What Materials Do I Need for Basic Snow Science Experiments?

Basic materials for snow experiments typically include a magnifying glass, black construction paper, a clear container, a ruler, and possibly a thermometer if you wish to measure the temperature of the snow. Depending on your specific experiment, you may need additional materials such as food coloring or vinegar.

How Can I Preserve My Snow Samples for Later Observation?

To preserve snow samples for later observation, place them in a sealed container and store them in the freezer. Label each container with the date and time of collection. This way, you can observe changes over time or wait until you’re ready to conduct your analysis.

Do Snow Experiments Teach Anything About Climate Change?

Snow experiments can provide insights into climate change by illustrating concepts such as melting rates, snow density, and the albedo effect.
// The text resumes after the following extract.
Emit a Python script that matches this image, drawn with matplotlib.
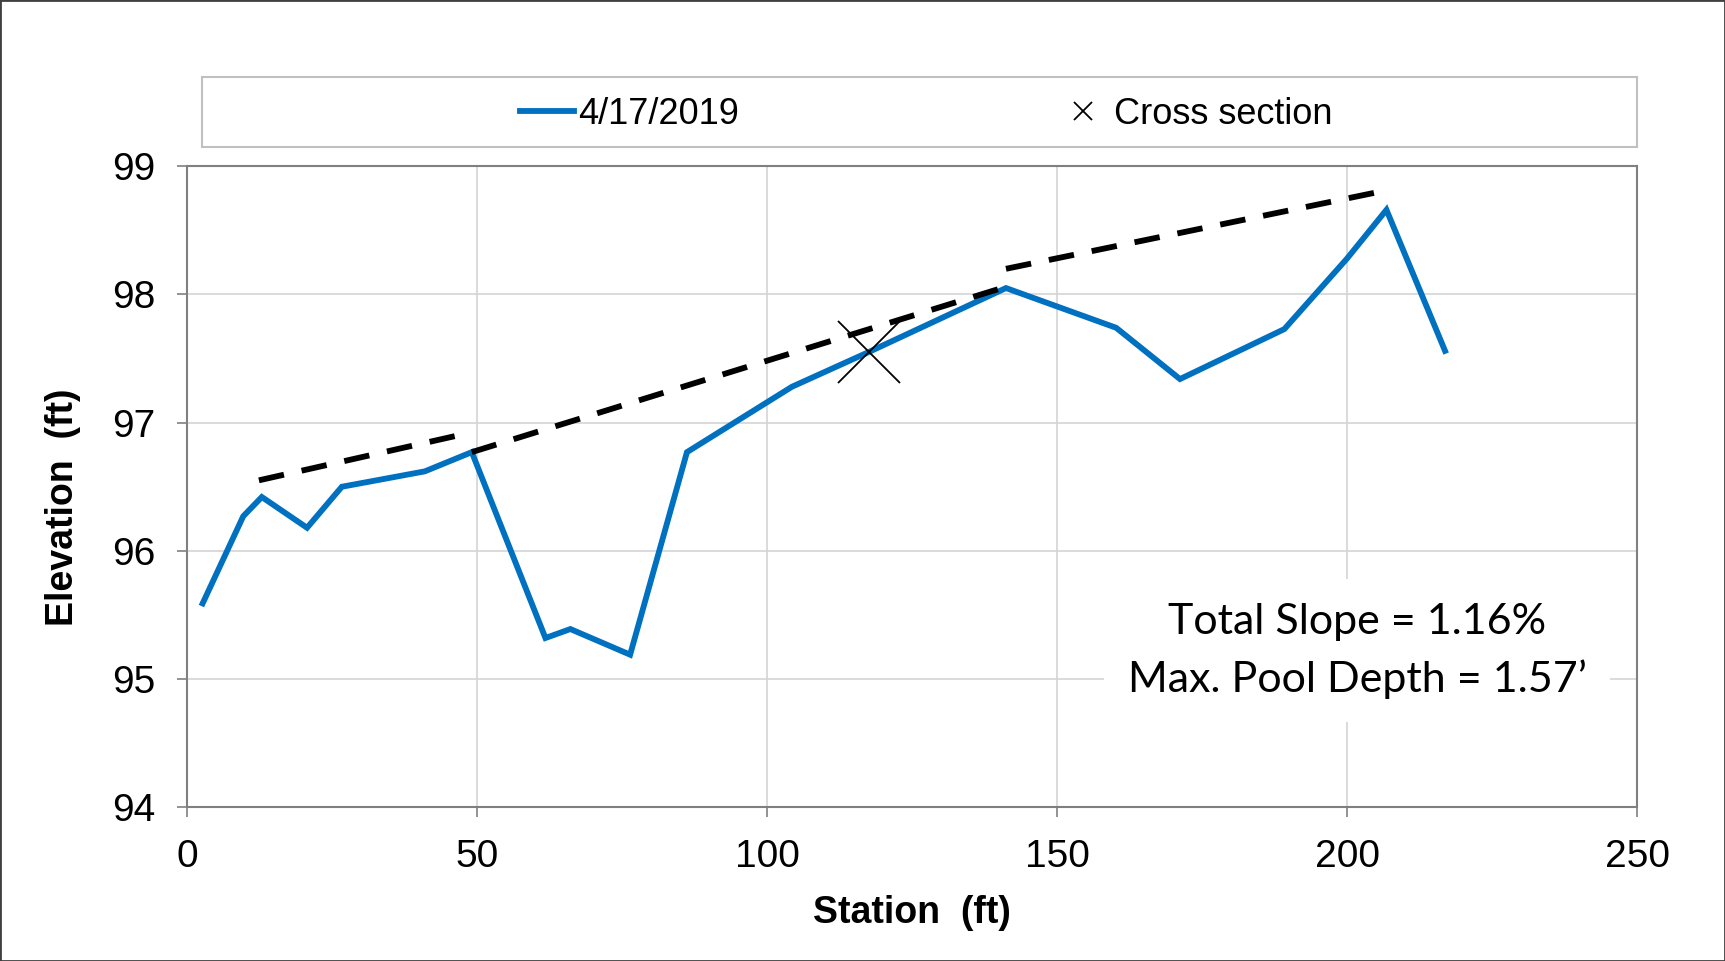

Tracking changes in snow properties over time can also highlight the impacts of climate change on local weather patterns and snowfall.

Can I Compare Snow Samples from Different Locations?

Comparing snow samples from different locations is a great way to learn about regional weather differences and the effects of environmental factors on snow composition. Be sure to collect and label your samples accurately for meaningful comparisons, noting elements like time, date, and specific location of each collection.

Final Thoughts

Conducting snow experiments is not only enjoyable but also a wonderful educational opportunity. These activities can teach us about the intricate properties of snow, the natural world, and broader environmental science concepts, such as weather patterns and climate change. Moreover, they nurture curiosity and provide a hands-on approach to learning for both children and adults.

Whether you’re a teacher, parent, or snow enthusiast, dive into snow experiments this winter season. The simplicity and accessibility of these experiments make them an excellent way to explore scientific principles and understand the world around us. Plus, it’s the perfect excuse to enjoy the wintry outdoors!